Mais do que para brilhar, você faz escolhas para perdurar? Isso não é ainda mais ambicioso. Bom, eu também tive decepções tremendas. A gente faz filmes sem calcular muito bem como vão ficar. Mas se você o contempla como espectador, finalmente o que ficam são os bons filmes, o conjunto. A visão superficial e marqueteira é a que predomina em muitos atores, mas, repito, isso tampouco tem nada de ruim.
Você anda projetando documentários pelo mundo no estilo do teatro La Barraca, de Lorca, com sua iniciativa Ambulante. A que se deve essa fé no gênero? Porque esses filmes contam coisas.
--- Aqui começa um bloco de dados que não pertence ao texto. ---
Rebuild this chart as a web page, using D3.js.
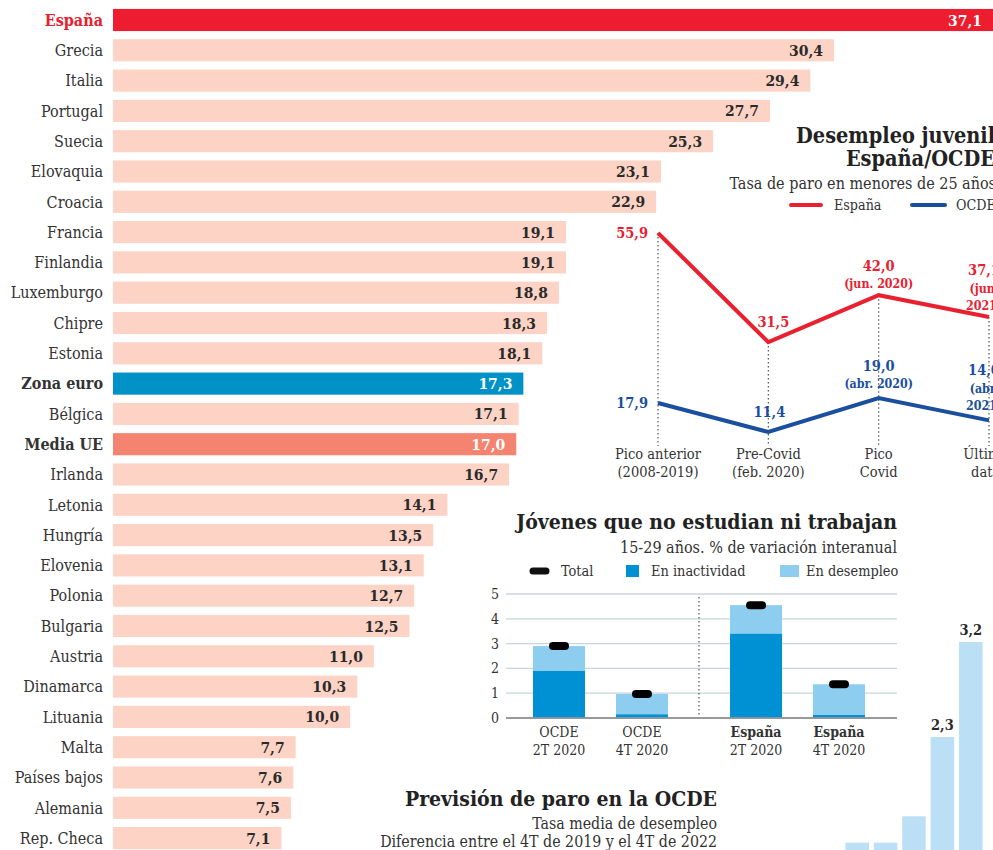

O teatro que se levava aos povoados também fazia isso, como Bertolt Brecht ou Ibsen. É o princípio de quase tudo. Os documentários são como as versões cinematográficas dos ensaios teatrais, têm diferentes públicos e está ganhando seu público cativo. Eu sei porque vejo. Estou há nove anos fazendo isso e projetamos alguns filmes que foram assistidos por 100.000 pessoas. Isso amplia muito a motivação dos documentaristas. Muitas vezes eles se perguntam para que fazer seu trabalho se vão acabar mostrando-o apenas em salas de arte e ensaio da Dinamarca. Por que caralho não mostrá-lo em Ciudad Juárez?
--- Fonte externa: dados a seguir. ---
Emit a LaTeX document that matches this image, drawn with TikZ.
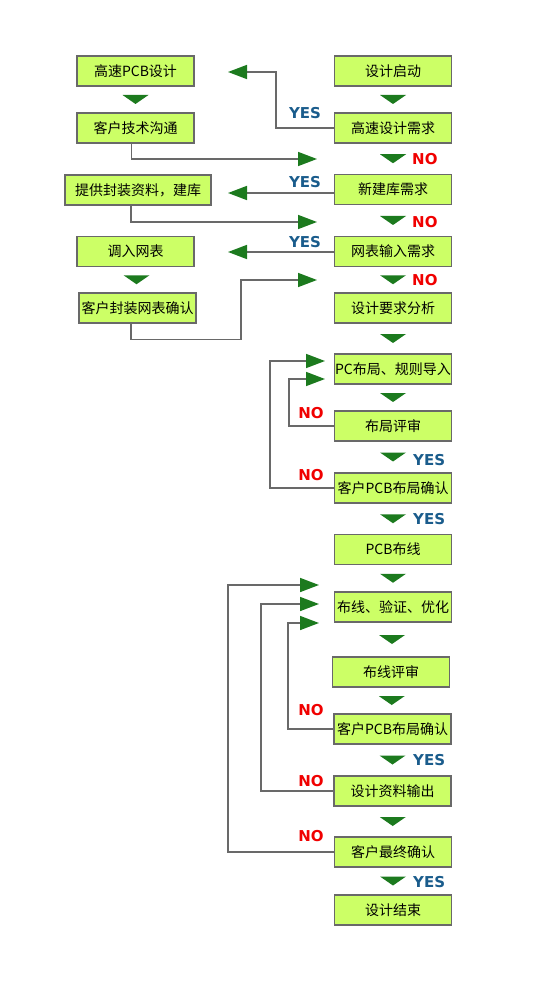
\documentclass[tikz,border=0pt]{standalone}
\usepackage{fontspec}
\usepackage{tikz}
\usetikzlibrary{arrows.meta, calc}
\setmainfont{Noto Sans CJK SC}
\newfontfamily\labelfont{DejaVu Sans}
\definecolor{BoxLime}{RGB}{204, 255, 102}
\definecolor{BoxEdge}{RGB}{105, 105, 105}
\definecolor{FlowGreen}{RGB}{28, 122, 30}
\definecolor{YesBlue}{RGB}{26, 92, 140}
\definecolor{NoRed}{RGB}{240, 0, 0}
\begin{document}
\begin{tikzpicture}[
    x=1pt, y=-1pt,
    box/.style={rectangle, draw=BoxEdge, line width=1.2pt, fill=BoxLime, minimum width=117pt, minimum height=30pt, inner sep=0.5pt, align=center, font=\fontsize{14}{16}\selectfont},
    link/.style={-{Triangle[length=19pt, width=14pt, color=FlowGreen]}, line width=1.6pt, draw=BoxEdge},
    tri/.style={fill=FlowGreen},
    yes/.style={text=YesBlue, font=\labelfont\bfseries\fontsize{15}{16}\selectfont, inner sep=0pt},
    no/.style={text=NoRed, font=\labelfont\bfseries\fontsize{15}{16}\selectfont, inner sep=0pt}
]
    \useasboundingbox (0,0) rectangle (550,1000);
    % Left column
    \node[box] (hspcb) at (135.5, 71) {高速PCB设计};
    \node[box] (tech) at (135.5, 128) {客户技术沟通};
    \node[box, minimum width=146pt] (lib) at (138, 190) {提供封装资料，建库};
    \node[box] (netin) at (135.5, 251.5) {调入网表};
    \node[box] (netcfm) at (137.5, 308) {客户封装网表确认};
    % Right column: requirements
    \node[box] (start) at (393, 71) {设计启动};
    \node[box] (hsreq) at (393, 128) {高速设计需求};
    \node[box] (libreq) at (393, 189.5) {新建库需求};
    \node[box] (netreq) at (393, 251.5) {网表输入需求};
    \node[box] (analysis) at (393, 308) {设计要求分析};
    % Right column: placement
    \node[box] (place) at (393, 369) {PC布局、规则导入};
    \node[box] (placerev) at (393, 426) {布局评审};
    \node[box] (placecfm) at (393, 488) {客户PCB布局确认};
    % Right column: routing
    \node[box] (route) at (393, 549.5) {PCB布线};
    \node[box] (routeopt) at (393, 607) {布线、验证、优化};
    \node[box] (routerev) at (391, 672) {布线评审};
    \node[box] (routecfm) at (392.5, 729) {客户PCB布局确认};
    \node[box] (output) at (392.5, 791) {设计资料输出};
    \node[box] (final) at (393, 852) {客户最终确认};
    \node[box] (finish) at (393, 910) {设计结束};
    % Free ends of the side arrows
    \coordinate (hsin) at (228, 72);
    \coordinate (libin) at (228, 193);
    \coordinate (netinl) at (228, 252);
    \coordinate (back1) at (317, 159);
    \coordinate (back2) at (317, 222);
    \coordinate (back3) at (317, 280);
    \coordinate (loopa) at (325, 361);
    \coordinate (loopb) at (325, 379);
    \coordinate (loopc) at (319, 585);
    \coordinate (loopd) at (319, 604);
    \coordinate (loope) at (319, 623);
    % Down triangles
    \foreach \a/\b in {hspcb/tech, netin/netcfm, start/hsreq, hsreq/libreq, libreq/netreq, netreq/analysis, analysis/place, place/placerev, placerev/placecfm, placecfm/route, route/routeopt, routeopt/routerev, routerev/routecfm, routecfm/output, output/final, final/finish}
        { \fill[tri] ($(\a.south)!0.5!(\b.north)$) ++(-13,-4.5) -- ++(26,0) -- ++(-13,9) -- cycle; }
    % Side arrows
    \draw[link] (hsreq.west) -- ++(-58,0) |- (hsin);
    \draw[link] (libreq.west |- libin) -- (libin);
    \draw[link] (netreq.west |- netinl) -- (netinl);
    \draw[link] ([xshift=-4pt]tech.south) |- (back1);
    \draw[link] ([xshift=-7pt]lib.south) |- (back2);
    \draw[link] ([xshift=-6.5pt]netcfm.south) -- ++(0,16) -| (241,280) -- (back3);
    \draw[link] (placerev.west) -| (289,379) -- (loopb);
    \draw[link] (placecfm.west) -| (270,361) -- (loopa);
    \draw[link] (routecfm.west) -| (288,623) -- (loope);
    \draw[link] (output.west) -| (261,604) -- (loopd);
    \draw[link] (final.west) -| (228,585) -- (loopc);
    % YES / NO labels
    \node[yes] (y1) at (305, 113) {YES};
    \node[yes] (y2) at (305, 182) {YES};
    \node[yes] (y3) at (305, 242) {YES};
    \foreach \n/\y in {y4/460, y5/519, y6/760, y7/882}
        { \node[yes, anchor=west] (\n) at (413, \y) {YES}; }
    \foreach \n/\y in {n1/159, n2/222, n3/280}
        { \node[no, anchor=west] (\n) at (412, \y) {NO}; }
    \foreach \n/\y in {n4/413, n5/475, n6/710, n7/781, n8/836}
        { \node[no] (\n) at (311, \y) {NO}; }
\end{tikzpicture}
\end{document}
Estamos há algum tempo falando e conseguimos passar por uma definição de México. Como você diz que sempre lhe pedem em todos os lugares, já não aguento me segurar: o que é e como é esse seu país? Recuso a ambição de vislumbrar toda essa imensidão. No novo livro de Álvaro Enrigue, Muerte Súbita, que ganhou o prêmio Herralde, ele fala sobre como uma cultura ficaria condenada a não poder entender sua própria beleza. O México é um cadinho onde se exemplificam todas as batalhas do planeta, é ao mesmo tempo um viveiro de bondade e de perspectivas frescas, positivo diante da violência, e tem alguma coisa que, como diz Guillermo del Toro quando lhe pedem o mesmo, nos leva a pensar que talvez tenhamos tanta sorte por estarmos cheios de vida.
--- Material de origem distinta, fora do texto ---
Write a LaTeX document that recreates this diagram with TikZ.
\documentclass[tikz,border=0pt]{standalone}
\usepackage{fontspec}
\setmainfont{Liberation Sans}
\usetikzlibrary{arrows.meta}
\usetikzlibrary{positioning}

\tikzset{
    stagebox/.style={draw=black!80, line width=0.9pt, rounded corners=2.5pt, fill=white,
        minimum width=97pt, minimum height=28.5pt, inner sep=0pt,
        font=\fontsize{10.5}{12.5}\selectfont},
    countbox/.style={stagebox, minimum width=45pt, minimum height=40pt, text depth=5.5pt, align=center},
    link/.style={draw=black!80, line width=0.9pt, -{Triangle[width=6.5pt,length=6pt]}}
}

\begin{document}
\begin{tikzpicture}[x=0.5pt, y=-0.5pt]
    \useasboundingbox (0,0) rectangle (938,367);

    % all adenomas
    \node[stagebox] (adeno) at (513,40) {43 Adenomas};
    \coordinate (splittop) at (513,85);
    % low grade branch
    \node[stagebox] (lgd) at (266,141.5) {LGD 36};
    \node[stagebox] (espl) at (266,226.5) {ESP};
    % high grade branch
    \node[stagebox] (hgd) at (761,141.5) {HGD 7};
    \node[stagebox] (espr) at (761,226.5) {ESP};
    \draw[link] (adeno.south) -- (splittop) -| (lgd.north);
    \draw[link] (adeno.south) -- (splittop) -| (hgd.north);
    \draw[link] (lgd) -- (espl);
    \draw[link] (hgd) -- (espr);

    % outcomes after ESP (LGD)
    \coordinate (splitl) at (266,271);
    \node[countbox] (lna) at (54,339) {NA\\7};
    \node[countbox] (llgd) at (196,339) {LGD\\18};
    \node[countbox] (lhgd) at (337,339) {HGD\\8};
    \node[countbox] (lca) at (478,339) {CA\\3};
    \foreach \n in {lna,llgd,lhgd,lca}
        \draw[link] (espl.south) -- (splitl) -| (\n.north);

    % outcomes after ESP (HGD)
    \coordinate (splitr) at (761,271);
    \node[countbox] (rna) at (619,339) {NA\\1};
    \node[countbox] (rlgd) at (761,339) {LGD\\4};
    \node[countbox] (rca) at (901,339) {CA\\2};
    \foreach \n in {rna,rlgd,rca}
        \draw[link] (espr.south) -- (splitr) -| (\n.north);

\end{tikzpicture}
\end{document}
A América Latina pode ser definida como esse continente de estirpes ou dinastias revolucionárias? Do PRI ao castrismo, do peronismo ao chavismo? Qual a sua opinião, por exemplo, desse abraço entre Fidel Castro e Peña Nieto? Pois bem, o México sempre esteve abraçado a Cuba desde a nossa revolução. Mas essa imagem é curiosa. Foi muito engraçado porque no final vemos que são muito parecidos. Tudo é tão diferente, mutável. Mas no México eu desencano de entender. Para que estruturar tudo o que somos? É melhor que a retórica não possa nos abarcar, nem a descrição cartesiana, melhor escapar à razão. Esse livro de Enrigue é uma boa chave. O que me alegra é que a minha geração tem a chance de participar de fóruns comuns como este Hay Festival, debater, conhecer-se, intercambiar; outros antes não tiveram essa oportunidade. Vamos ver aonde nos leva todo este rock and roll.